Que se passerait-il si l’Espagne, l’Italie ou la Grèce décidaient de quitter la zone euro ? Si le scénario tient encore de la science-fiction, des économistes ont imaginé le déroulé concret de l’opération.

Premier temps : « Les autorités monétaires de la zone euro cesseraient de reconnaître l'euro en tant que monnaie commune, déclenchant une série de procédures qui exigeraient à nouveau l'émission de monnaie par les banques centrales nationales », explique le Portugais Paulo Reis Mourao, de l'université du Minho à Braga.

Battre monnaie

Les anciennes devises ont été détruites, même si les Européens en gardent un peu au fond des tiroirs: l'équivalent d'1,7 milliard d'euros en pesetas, 1,3 milliard d'euros en lires, 600 millions d'euros en francs, 6,8 milliards d'euros en deutsche mark... Les fabriques nationales de monnaie se mettraient donc au travail pour plusieurs mois, abandonnant la production de l'euro (l'Espagne imprime par exemple des billets de 5 et 20 euros). Le Wall Street Journal affirmait d'ailleurs récemment que certaines banques centrales européennes se préparaient déjà à réimprimer des monnaies nationales. L'Irlande, citée dans l'article, a toutefois fermement démenti.

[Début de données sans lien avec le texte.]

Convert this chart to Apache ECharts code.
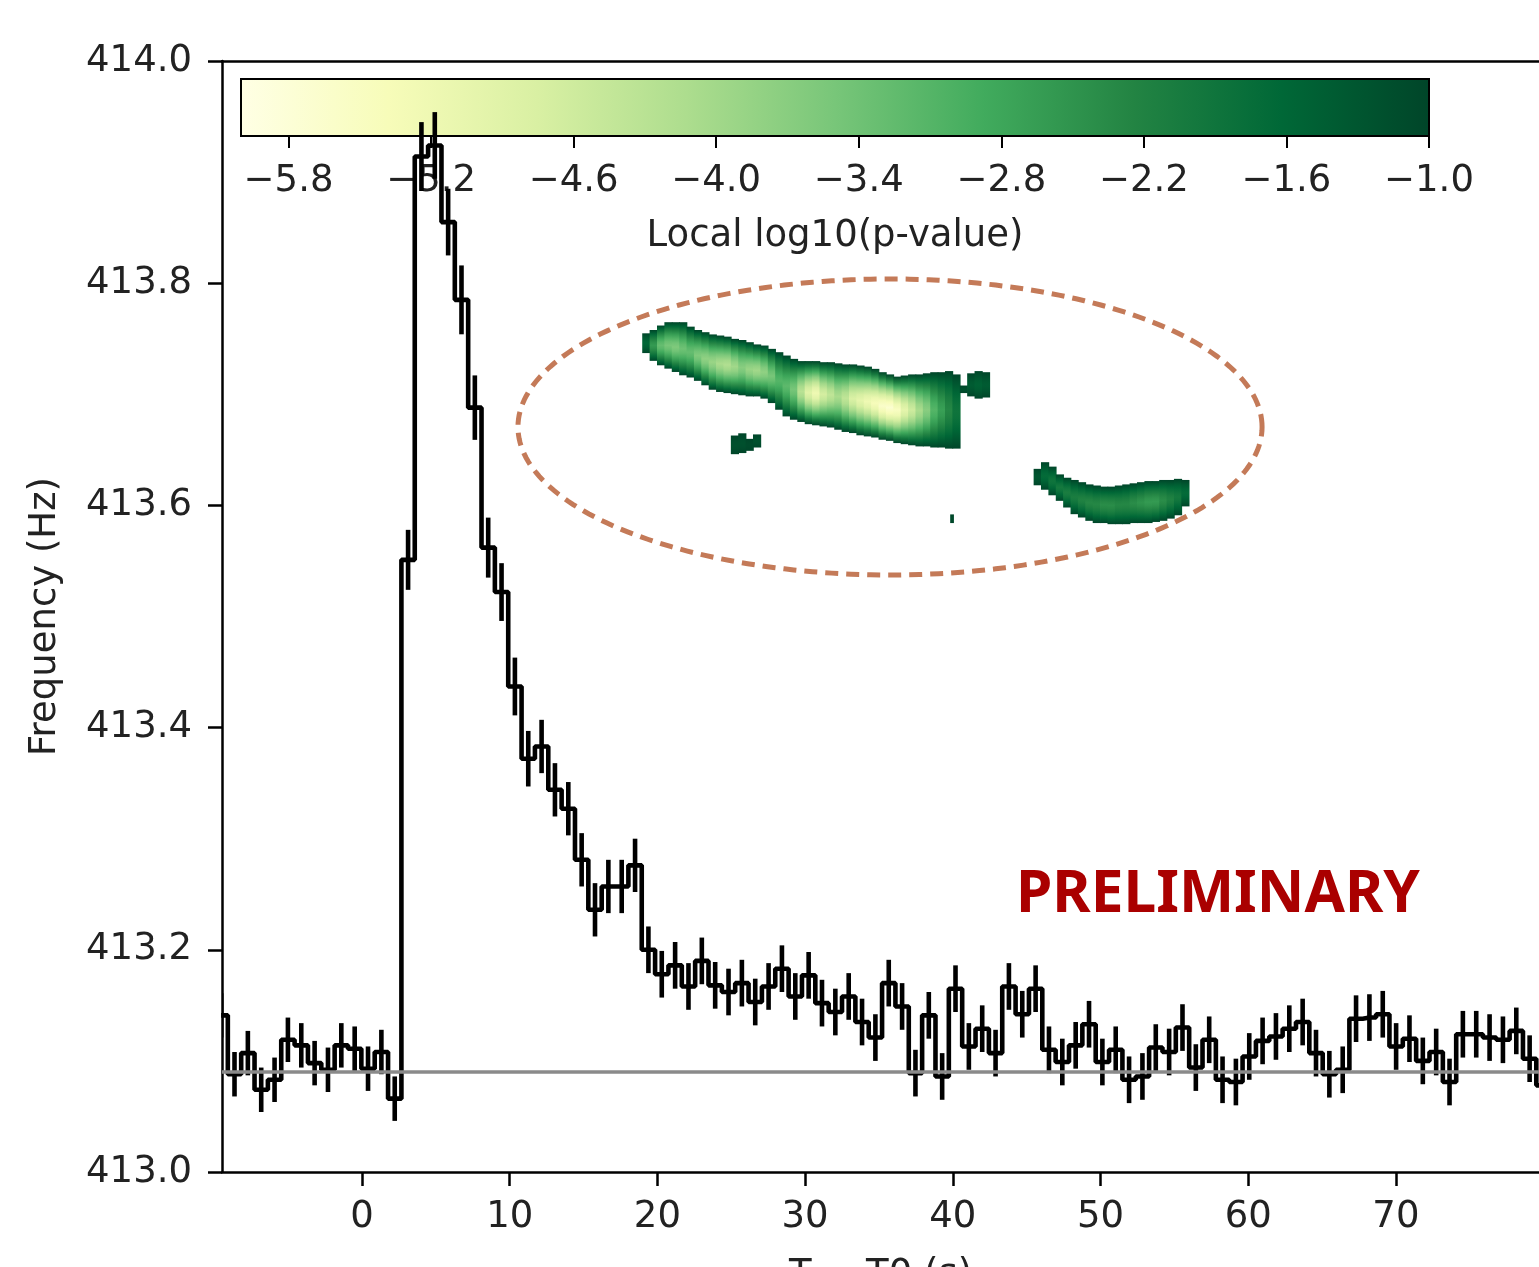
<!DOCTYPE html>
<html><head><meta charset="utf-8">
<script src="https://cdn.jsdelivr.net/npm/echarts@6/dist/echarts.min.js"></script>
<style>html,body{margin:0;padding:0;background:#fff}#c{width:1539px;height:1267px}</style>
</head><body><div id="c"></div>
<script>
// ---------------- data ----------------
const binTimes = [-9.536,-8.632,-7.728,-6.824,-5.920,-5.016,-4.112,-3.208,-2.304,-1.400,
 -0.496,0.408,1.312,2.216,3.120,4.024,4.928,5.832,6.736,7.640,
 8.544,9.448,10.352,11.256,12.160,13.064,13.968,14.872,15.776,16.680,
 17.584,18.488,19.392,20.296,21.200,22.104,23.008,23.912,24.816,25.720,
 26.624,27.528,28.432,29.336,30.240,31.144,32.048,32.952,33.856,34.760,
 35.664,36.568,37.472,38.376,39.280,40.184,41.088,41.992,42.896,43.800,
 44.704,45.608,46.512,47.416,48.320,49.224,50.128,51.032,51.936,52.840,
 53.744,54.648,55.552,56.456,57.360,58.264,59.168,60.072,60.976,61.880,
 62.784,63.688,64.592,65.496,66.400,67.304,68.208,69.112,70.016,70.920,
 71.824,72.728,73.632,74.536,75.440,76.344,77.248,78.152,79.056,79.960];
const freqValues = [413.141,413.088,413.107,413.074,413.083,413.119,413.114,413.098,413.092,413.114,
 413.111,413.093,413.108,413.066,413.551,413.914,413.924,413.855,413.785,413.688,
 413.562,413.522,413.437,413.372,413.383,413.344,413.327,413.281,413.236,413.257,
 413.257,413.276,413.200,413.178,413.186,413.167,413.190,413.168,413.162,413.170,
 413.153,413.167,413.183,413.158,413.177,413.152,413.144,413.158,413.135,413.121,
 413.170,413.149,413.089,413.141,413.086,413.165,413.113,413.129,413.107,413.167,
 413.142,413.165,413.110,413.099,413.114,413.133,413.099,413.110,413.083,413.086,
 413.112,413.108,413.130,413.094,413.119,413.083,413.081,413.104,413.118,413.122,
 413.129,413.135,413.107,413.088,413.092,413.138,413.139,413.142,413.113,413.120,
 413.100,413.108,413.081,413.124,413.124,413.121,413.119,413.127,413.102,413.078];
const freqErrors = [0.020,0.020,0.020,0.020,0.020,0.020,0.020,0.020,0.020,0.020,
 0.020,0.020,0.020,0.020,0.027,0.031,0.030,0.030,0.031,0.029,
 0.027,0.026,0.026,0.025,0.024,0.024,0.024,0.024,0.024,0.024,
 0.024,0.024,0.021,0.021,0.021,0.021,0.021,0.021,0.021,0.021,
 0.021,0.021,0.021,0.021,0.021,0.021,0.021,0.021,0.021,0.021,
 0.021,0.021,0.021,0.021,0.021,0.021,0.021,0.021,0.021,0.021,
 0.021,0.021,0.021,0.021,0.021,0.021,0.021,0.021,0.021,0.021,
 0.021,0.021,0.021,0.021,0.021,0.021,0.021,0.021,0.021,0.021,
 0.021,0.021,0.021,0.021,0.021,0.021,0.021,0.021,0.021,0.021,
 0.021,0.021,0.021,0.021,0.021,0.021,0.021,0.021,0.021,0.021];
const baselineHz = 413.093;

// search-statistic blobs (column start time, top freq, bottom freq, local log10 p at core)
const trackA_t = [19.0,19.5,20.0,20.5,21.0,21.5,22.0,22.5,23.0,23.5,24.0,24.5,25.0,25.5,26.0,26.5,27.0,27.5,28.0,28.5,29.0,29.5,30.0,30.5,31.0,31.5,32.0,32.5,33.0,33.5,34.0,34.5,35.0,35.5,36.0,36.5,37.0,37.5,38.0,38.5,39.0,39.5,40.0];
const trackA_top = [413.754,413.757,413.761,413.764,413.764,413.764,413.760,413.757,413.755,413.753,413.752,413.751,413.749,413.748,413.746,413.744,413.743,413.740,413.737,413.734,413.731,413.729,413.729,413.729,413.728,413.728,413.727,413.726,413.726,413.725,413.724,413.722,413.719,413.717,413.715,413.716,413.717,413.717,413.718,413.719,413.719,413.720,413.717];
const trackA_bot = [413.738,413.731,413.727,413.724,413.721,413.718,413.716,413.713,413.709,413.705,413.703,413.702,413.701,413.700,413.699,413.699,413.697,413.693,413.687,413.681,413.678,413.676,413.674,413.673,413.672,413.671,413.669,413.667,413.666,413.664,413.663,413.662,413.660,413.659,413.657,413.656,413.655,413.654,413.654,413.653,413.653,413.652,413.652];
const trackA_val = [-1.6,-2.6,-3.3,-3.5,-3.6,-3.4,-3.3,-3.6,-3.8,-3.9,-4.1,-4.2,-4.0,-3.7,-3.9,-4.0,-3.8,-3.5,-3.1,-3.2,-3.5,-4.3,-4.9,-5.2,-4.7,-4.4,-4.1,-4.4,-4.8,-5.0,-5.2,-5.4,-5.6,-5.7,-5.5,-5.0,-4.6,-4.1,-3.7,-3.1,-2.7,-2.3,-1.9];

const trackB_t = [45.5,46.0,46.5,47.0,47.5,48.0,48.5,49.0,49.5,50.0,50.5,51.0,51.5,52.0,52.5,53.0,53.5,54.0,54.5,55.0,55.5];
const trackB_top = [413.632,413.638,413.634,413.627,413.624,413.622,413.620,413.618,413.617,413.616,413.616,413.617,413.618,413.619,413.620,413.621,413.621,413.622,413.622,413.623,413.622];
const trackB_bot = [413.619,413.615,413.610,413.605,413.599,413.593,413.590,413.587,413.585,413.585,413.584,413.584,413.584,413.585,413.585,413.585,413.586,413.587,413.589,413.592,413.600];
const trackB_val = [-1.3,-1.7,-1.9,-2.0,-2.1,-2.1,-2.2,-2.3,-2.3,-2.4,-2.4,-2.3,-2.3,-2.4,-2.5,-2.6,-2.6,-2.4,-2.2,-2.0,-1.7];

const blobC_t = [40.5,41.0,41.5,42.0];
const blobC_top = [413.707,413.718,413.720,413.719];
const blobC_bot = [413.702,413.699,413.697,413.698];
const blobC_val = [-1.2,-1.4,-1.5,-1.4];

const blobD_t = [25.0,25.5,26.0,26.5];
const blobD_top = [413.662,413.664,413.659,413.663];
const blobD_bot = [413.647,413.648,413.650,413.653];
const blobD_val = [-1.2,-1.2,-1.1,-1.2];

const blobE_t = [39.85];
const blobE_top = [413.591];
const blobE_bot = [413.585];
const blobE_val = [-1.1];

// search region ellipse: [center time, center freq, half-width (s), half-height (Hz)]
const regionEllipse = [35.75, 413.6706, 25.19, 0.1332];

const xTicks = [0,10,20,30,40,50,60,70];
const cbTicks = [-5.8,-5.2,-4.6,-4.0,-3.4,-2.8,-2.2,-1.6,-1.0];
const cbRange = [-6, -1];

// ---------------- helpers ----------------
const YLGN = ['#ffffe5','#f7fcb9','#d9f0a3','#addd8e','#78c679','#41ab5d','#238443','#006837','#004529'];
function hex2rgb(h){return [parseInt(h.slice(1,3),16),parseInt(h.slice(3,5),16),parseInt(h.slice(5,7),16)];}
const YLGN_RGB = YLGN.map(hex2rgb);
function cmap(v){
  let t=(v-cbRange[0])/(cbRange[1]-cbRange[0]); t=Math.max(0,Math.min(1,t));
  const s=t*8; const i=Math.min(7,Math.floor(s)); const f=s-i;
  const a=YLGN_RGB[i], b=YLGN_RGB[i+1];
  return 'rgb('+a.map((c,j)=>Math.round(c+(b[j]-c)*f)).join(',')+')';
}
const FONT='DejaVu Sans';
const TXT='#222';
const EDGE=-1.0;

function blobData(ts, tops, bots, vals, w){
  return ts.map((t,i)=>[t, tops[i], t+w, bots[i], vals[i]]);
}
const blobs = [].concat(
  blobData(trackA_t, trackA_top, trackA_bot, trackA_val, 0.5),
  blobData(trackB_t, trackB_top, trackB_bot, trackB_val, 0.5),
  blobData(blobC_t, blobC_top, blobC_bot, blobC_val, 0.5),
  blobData(blobD_t, blobD_top, blobD_bot, blobD_val, 0.5),
  blobData(blobE_t, blobE_top, blobE_bot, blobE_val, 0.2)
);

const stepData = binTimes.map((t,i)=>[t, freqValues[i]]);
const errData = binTimes.map((t,i)=>[t, freqValues[i], freqErrors[i]]);

const XMIN=-9.479, XMAX=79.69;
const axisLineStyle={color:'#000',width:2.5};
const LW=4.6;

const option = {
  animation:false,
  backgroundColor:'#fff',
  grid:[
    {left:222, right:0, top:61, bottom:95, show:false, outerBoundsMode:'none', containLabel:false},
    {left:241, width:1188, top:79, height:57, show:false, outerBoundsMode:'none', containLabel:false}
  ],
  xAxis:[
    {gridIndex:0, type:'value', min:XMIN, max:XMAX, position:'bottom',
     axisLine:{show:true, onZero:false, lineStyle:axisLineStyle},
     axisTick:{show:true, length:14, customValues:xTicks, lineStyle:axisLineStyle},
     axisLabel:{show:true, customValues:xTicks, fontSize:37, fontFamily:FONT, color:TXT, margin:27},
     splitLine:{show:false},
     name:'T − T0 (s)', nameLocation:'middle', nameGap:85,
     nameTextStyle:{fontSize:37, fontFamily:FONT, color:TXT}},
    {gridIndex:0, type:'value', min:XMIN, max:XMAX, position:'top',
     axisLine:{show:true, onZero:false, lineStyle:axisLineStyle},
     axisTick:{show:false}, axisLabel:{show:false}, splitLine:{show:false}},
    {gridIndex:1, type:'value', min:cbRange[0], max:cbRange[1], position:'bottom',
     axisLine:{show:false, onZero:false},
     axisTick:{show:true, length:12, customValues:cbTicks, lineStyle:{color:'#000',width:2}},
     axisLabel:{show:true, customValues:cbTicks, fontSize:37, fontFamily:FONT, color:TXT, margin:27,
       formatter:v=>(v<0?'\u2212':'')+Math.abs(v).toFixed(1)},
     splitLine:{show:false},
     name:'Local log10(p-value)', nameLocation:'middle', nameGap:82,
     nameTextStyle:{fontSize:37, fontFamily:FONT, color:TXT}}
  ],
  yAxis:[
    {gridIndex:0, type:'value', min:413, max:414, interval:0.2,
     axisLine:{show:true, onZero:false, lineStyle:axisLineStyle},
     axisTick:{show:true, length:14, lineStyle:axisLineStyle},
     axisLabel:{show:true, fontSize:37, fontFamily:FONT, color:TXT, margin:30, formatter:v=>v.toFixed(1)},
     splitLine:{show:false},
     name:'Frequency (Hz)', nameLocation:'middle', nameGap:158, nameRotate:90,
     nameTextStyle:{fontSize:37, fontFamily:FONT, color:TXT}},
    {gridIndex:1, type:'value', min:0, max:1, show:false}
  ],
  series:[
    { // colorbar
      type:'custom', xAxisIndex:2, yAxisIndex:1, z:1, silent:true,
      data:[[cbRange[0], 1, cbRange[1], 0]], encode:{x:[0,2], y:[1,3]},
      renderItem:(p,api)=>{
        const a=api.coord([api.value(0),api.value(1)]), b=api.coord([api.value(2),api.value(3)]);
        return {type:'rect', shape:{x:a[0],y:a[1],width:b[0]-a[0],height:b[1]-a[1]},
          style:{fill:new echarts.graphic.LinearGradient(0,0,1,0,YLGN.map((c,i)=>({offset:i/8,color:c}))),
                 stroke:'#000', lineWidth:2}};
      }
    },
    { // p-value blobs
      type:'custom', xAxisIndex:0, yAxisIndex:0, z:2, silent:true, clip:true,
      data:blobs, encode:{x:[0,2], y:[1,3]},
      renderItem:(p,api)=>{
        const a=api.coord([api.value(0),api.value(1)]), b=api.coord([api.value(2),api.value(3)]);
        const c=api.value(4); const stops=[];
        for(let i=0;i<=12;i++){const t=i/12; const f=1-Math.pow(Math.abs(2*t-1),1.5);
          stops.push({offset:t,color:cmap(EDGE+(c-EDGE)*f)});}
        return {type:'rect', shape:{x:a[0]-0.4,y:a[1]-1,width:b[0]-a[0]+0.8,height:b[1]-a[1]+2},
          style:{fill:new echarts.graphic.LinearGradient(0,0,0,1,stops)}};
      }
    },
    { // region ellipse
      type:'custom', xAxisIndex:0, yAxisIndex:0, z:3, silent:true,
      data:[regionEllipse], encode:{x:0, y:1},
      renderItem:(p,api)=>{
        const cx=api.value(0), cy=api.value(1), rx=api.value(2), ry=api.value(3); const pts=[];
        for(let i=0;i<=240;i++){const a=i/240*2*Math.PI; pts.push(api.coord([cx+rx*Math.cos(a), cy+ry*Math.sin(a)]));}
        return {type:'polyline', shape:{points:pts}, style:{stroke:'#c47a58', lineWidth:5, lineDash:[13,8], fill:null}};
      }
    },
    { // step line
      type:'line', xAxisIndex:0, yAxisIndex:0, z:4, step:'middle', data:stepData, clip:true,
      symbol:'none', lineStyle:{color:'#000', width:LW}, silent:true,
      markLine:{silent:true, z:6, symbol:['none','none'], label:{show:false},
        lineStyle:{color:'#8a8a8a', width:3.5, type:'solid'}, data:[{yAxis:baselineHz}]}
    },
    { // error bars
      type:'custom', xAxisIndex:0, yAxisIndex:0, z:4, silent:true, clip:true,
      data:errData, encode:{x:0, y:1},
      renderItem:(p,api)=>{
        const t=api.value(0), v=api.value(1), e=api.value(2);
        const a=api.coord([t,v+e]), b=api.coord([t,v-e]);
        return {type:'line', shape:{x1:a[0],y1:a[1],x2:b[0],y2:b[1]}, style:{stroke:'#000', lineWidth:LW}};
      }
    }
  ],
  graphic:[
    {type:'text', left:1016, top:866, z:10,
     style:{text:'PRELIMINARY', fill:'#aa0000', font:'bold 58.5px "Noto Sans", "Open Sans", sans-serif'}}
  ]
};
const chart = echarts.init(document.getElementById('c'), null, {renderer:'canvas'});
chart.setOption(option);
</script></body></html>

Mais à peine la drachme, la peseta ou l'escudo réintroduits, le cours de ces monnaies, émises par des pays économiquement fragiles, fondrait sous la pression des marchés tandis que celui du mark allemand grimperait. De quoi faire paniquer les habitants, dont l'épargne pourrait perdre 50% de sa valeur selon plusieurs études, ce qui les inciterait à retirer en masse leur argent des banques, entraînant selon Federico Steinberg, économiste à l'institut espagnol Elcano, « l’effondrement du système financier ».

Comment éviter la panique ?

Du coup faut-il agir par surprise ou vendre d'abord l'idée à la population, pour la rassurer? Les opinions divergent. « Il faudrait que secrètement tout soit décidé en une nuit et que le lendemain matin les marchés, les banques soient fermées au moins durant douze heures pour empêcher qui que ce soit de bouger son argent », estime Franco Bruni, professeur à l'université Bocconi de Milan. « Une manière de faire serait d'annoncer un jour, sans que personne ne le sache auparavant : nous gelons vos comptes car nous allons revenir à la monnaie de départ », pense Gayle Allard de l'IE Business School de Madrid, qui s'interroge alors : « Comment fabriquer suffisamment de billets en secret ? »

Pour Eduardo Martinez-Abascal, professeur de l'IESE Business School de Madrid, il faut au contraire « faire une spectaculaire campagne de communication, pour dire : nous sommes arrivés à la conclusion qu'il faut revenir à la peseta (ou à la drachme) et il y a comme avantages ceci, cela... ».

Les atouts d’une monnaie faible

Une devise faible apporte quelques atouts. Ainsi, « la Grèce pourrait vendre à l'extérieur à moitié prix » tandis que, « redevenue un pays pas cher », elle « se remplirait de touristes », explique Eduardo Martinez-Abascal. « Il y a un effet merveilleux » en cas de sortie de l'euro, observe aussi Gayle Allard : « le pays récupère son taux de change, sa monnaie peut baisser » et donc il peut « croître via les exportations ».

Mais, tempère l’Italien Franco Bruni, chaque Etat chercherait à être moins cher que son voisin via « une course à la dévaluation ». Or avec une monnaie affaiblie, les produits importés comme le pétrole seraient hors de prix. « Nous aurions une chute du pouvoir d'achat, des tendances inflationnistes et un niveau de vie en baisse », admet Paulo Reis Mourao et « il nous faudrait 10 à 15 ans pour stabiliser la situation ».

Et la dette publique ?

A cela s'ajoutent des problèmes légaux. « Imaginez une banque espagnole qui a des dettes aux Pays-Bas : comment sera calculée sa dette si on abandonne l'euro, en florins ou en pesetas ? », se demande Thomas Cool, ancien économiste de l'Office central des statistiques aux Pays-Bas.

Et la dette publique, resterait-elle libellée en euros, obligeant l'Etat à entrer en défaut de paiement, ou serait-elle convertie en ancienne monnaie, ce qui rendrait furieux les marchés ? Comme le rappelle Federico Steinberg, « l’introduction de l'euro a été un processus très délicat, planifié pendant plus de deux ans, et donc l'idéal, pour qui voudrait abandonner l'euro, serait de prendre le même temps pour défaire cela ». Mais « le problème est que s'il y a une sortie de l'euro, cela va sûrement être abrupt et désordonné... », conclut-il.